***** Provided material *****

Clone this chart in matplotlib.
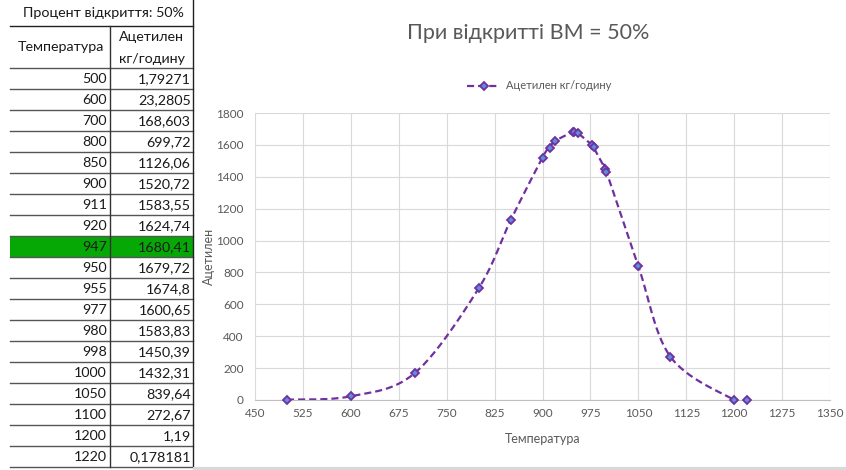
import numpy as np
import matplotlib
matplotlib.use("Agg")
import matplotlib.pyplot as plt
from matplotlib.lines import Line2D
from matplotlib.patches import Rectangle

plt.rcParams['font.family'] = ['Lato', 'DejaVu Sans']

# Data
temperature = [500, 600, 700, 800, 850, 900, 911, 920, 947, 950, 955, 977, 980, 998, 1000, 1050, 1100, 1200, 1220]
acetylene = [1.79271, 23.2805, 168.603, 699.72, 1126.06, 1520.72, 1583.55, 1624.74, 1680.41, 1679.72,
             1674.8, 1600.65, 1583.83, 1450.39, 1432.31, 839.64, 272.67, 1.19, 0.178181]
highlight_temp = 947
table_title = "Процент відкриття: 50%"
col_headers = ["Температура", "Ацетилен\nкг/годину"]
chart_title = "При відкритті ВМ = 50%"
series_name = "Ацетилен кг/годину"
x_label = "Температура"
y_label = "Ацетилен"
x_ticks = [450, 525, 600, 675, 750, 825, 900, 975, 1050, 1125, 1200, 1275, 1350]
y_ticks = [0, 200, 400, 600, 800, 1000, 1200, 1400, 1600, 1800]

W, H = 846, 470
fig = plt.figure(figsize=(W / 100, H / 100), dpi=100)
fig.patch.set_facecolor("white")

# ---- spreadsheet table (pixel coordinates) ----
tab = fig.add_axes([0, 0, 1, 1])
tab.set_xlim(0, W)
tab.set_ylim(H, 0)
tab.axis("off")
tab.set_zorder(0)

text_c = "#1a1a1a"
tfs = 10.3
row_top0 = 68
row_h = 21
x_left, x_mid, x_right = 10, 110, 193

tab.text((x_left + x_right) / 2 + 2, 13, table_title, ha="center", va="center", fontsize=tfs, color=text_c)
tab.plot([x_left, x_right], [26, 26], color="#222222", lw=1.0)
tab.text((x_left + x_mid) / 2 + 1, 47, col_headers[0], ha="center", va="center", fontsize=tfs, color=text_c)
h2 = col_headers[1].split("\n")
tab.text((x_mid + x_right) / 2, 37, h2[0], ha="center", va="center", fontsize=tfs, color=text_c)
tab.text((x_mid + x_right) / 2, 59, h2[1], ha="center", va="center", fontsize=tfs, color=text_c)

for i, (t, v) in enumerate(zip(temperature, acetylene)):
    top = row_top0 + i * row_h
    if t == highlight_temp:
        tab.add_patch(Rectangle((x_left, top), x_right - x_left, row_h, facecolor="#06a806",
                                edgecolor="none", zorder=0))
    tab.plot([x_left, x_right], [top, top], color="#555555", lw=1.0, zorder=1)
    yc = top + row_h / 2 + 0.5
    tab.text(x_mid - 3, yc, str(t), ha="right", va="center", fontsize=tfs, color=text_c)
    tab.text(x_right - 2, yc, ("%.6g" % v).replace(".", ","), ha="right", va="center",
             fontsize=tfs, color=text_c)
bottom = row_top0 + len(temperature) * row_h
tab.plot([x_left, x_right], [bottom, bottom], color="#555555", lw=1.0)
tab.plot([x_mid, x_mid], [26, bottom], color="#333333", lw=1.0)
tab.plot([x_right, x_right], [0, bottom], color="#222222", lw=1.0)
tab.plot([195, W], [468.5, 468.5], color="#d9d9d9", lw=3)

# ---- chart ----
px0, px1, py0, py1 = 255, 830, 113, 400
ax = fig.add_axes([px0 / W, 1 - py1 / H, (px1 - px0) / W, (py1 - py0) / H])
ax.set_zorder(2)
ax.set_xlim(450, 1350)
ax.set_ylim(0, 1800)
ax.set_xticks(x_ticks)
ax.set_yticks(y_ticks)
ax.grid(True, color="#d9d9d9", lw=0.8)
ax.set_axisbelow(True)
for s in ("top", "right", "left"):
    ax.spines[s].set_visible(False)
ax.spines["bottom"].set_color("#bfbfbf")
ax.spines["bottom"].set_linewidth(0.8)
ax.tick_params(length=0, labelsize=8.5, labelcolor="#595959", pad=6)
ax.tick_params(axis="y", pad=8)


def smooth_curve(xs, ys, n=30):
    """Bezier smoothing through the points, computed in screen-proportional space."""
    sx = (px1 - px0) / 900.0
    sy = (py1 - py0) / 1800.0
    P = np.column_stack([np.asarray(xs, float) * sx, np.asarray(ys, float) * sy])
    out = []
    for i in range(len(P) - 1):
        p0 = P[i - 1] if i > 0 else P[i]
        p1, p2 = P[i], P[i + 1]
        p3 = P[i + 2] if i + 2 < len(P) else P[i + 1]
        c1 = p1 + (p2 - p0) / 6.0
        c2 = p2 - (p3 - p1) / 6.0
        t = np.linspace(0, 1, n)[:, None]
        seg = ((1 - t) ** 3) * p1 + 3 * ((1 - t) ** 2) * t * c1 + 3 * (1 - t) * t ** 2 * c2 + t ** 3 * p2
        out.append(seg if i == 0 else seg[1:])
    out = np.vstack(out)
    return out[:, 0] / sx, out[:, 1] / sy


purple = "#7030a0"
mfill = "#5b8fd6"
sx_, sy_ = smooth_curve(temperature, acetylene)
ax.plot(sx_, sy_, color=purple, lw=1.6, ls=(0, (3.2, 1.8)), zorder=3)
ax.plot(temperature, acetylene, ls="none", marker="D", ms=4.3, mfc=mfill, mec=purple, mew=1.3,
        zorder=4, clip_on=False)

ax.set_xlabel(x_label, fontsize=9, color="#595959", labelpad=10)
ax.set_ylabel(y_label, fontsize=9, color="#595959", labelpad=1)

fig.text(528 / W, 1 - 33 / H, chart_title, ha="center", va="center", fontsize=15.5, color="#595959")

handle = Line2D([], [], color=purple, lw=1.6, ls=(0, (3.2, 1.8)), marker="D", ms=4.3,
                mfc=mfill, mec=purple, mew=1.3)
fig.legend([handle], [series_name], loc="center", bbox_to_anchor=(539 / W, 1 - 86 / H),
           frameon=False, fontsize=8, labelcolor="#595959", handlelength=3.0, handletextpad=0.5)

fig.savefig("out.png", dpi=100, facecolor="white")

*****

▶ [Requirements] Return, unchanged, the lines from the first line of the material through the line that holds "plt.rcParams['font.family'] = ['Lato', 'DejaVu", inclusive, omitting pictures.

▶ [Reply to the exercise]
Clone this chart in matplotlib.
import numpy as np
import matplotlib
matplotlib.use("Agg")
import matplotlib.pyplot as plt
from matplotlib.lines import Line2D
from matplotlib.patches import Rectangle

plt.rcParams['font.family'] = ['Lato', 'DejaVu Sans']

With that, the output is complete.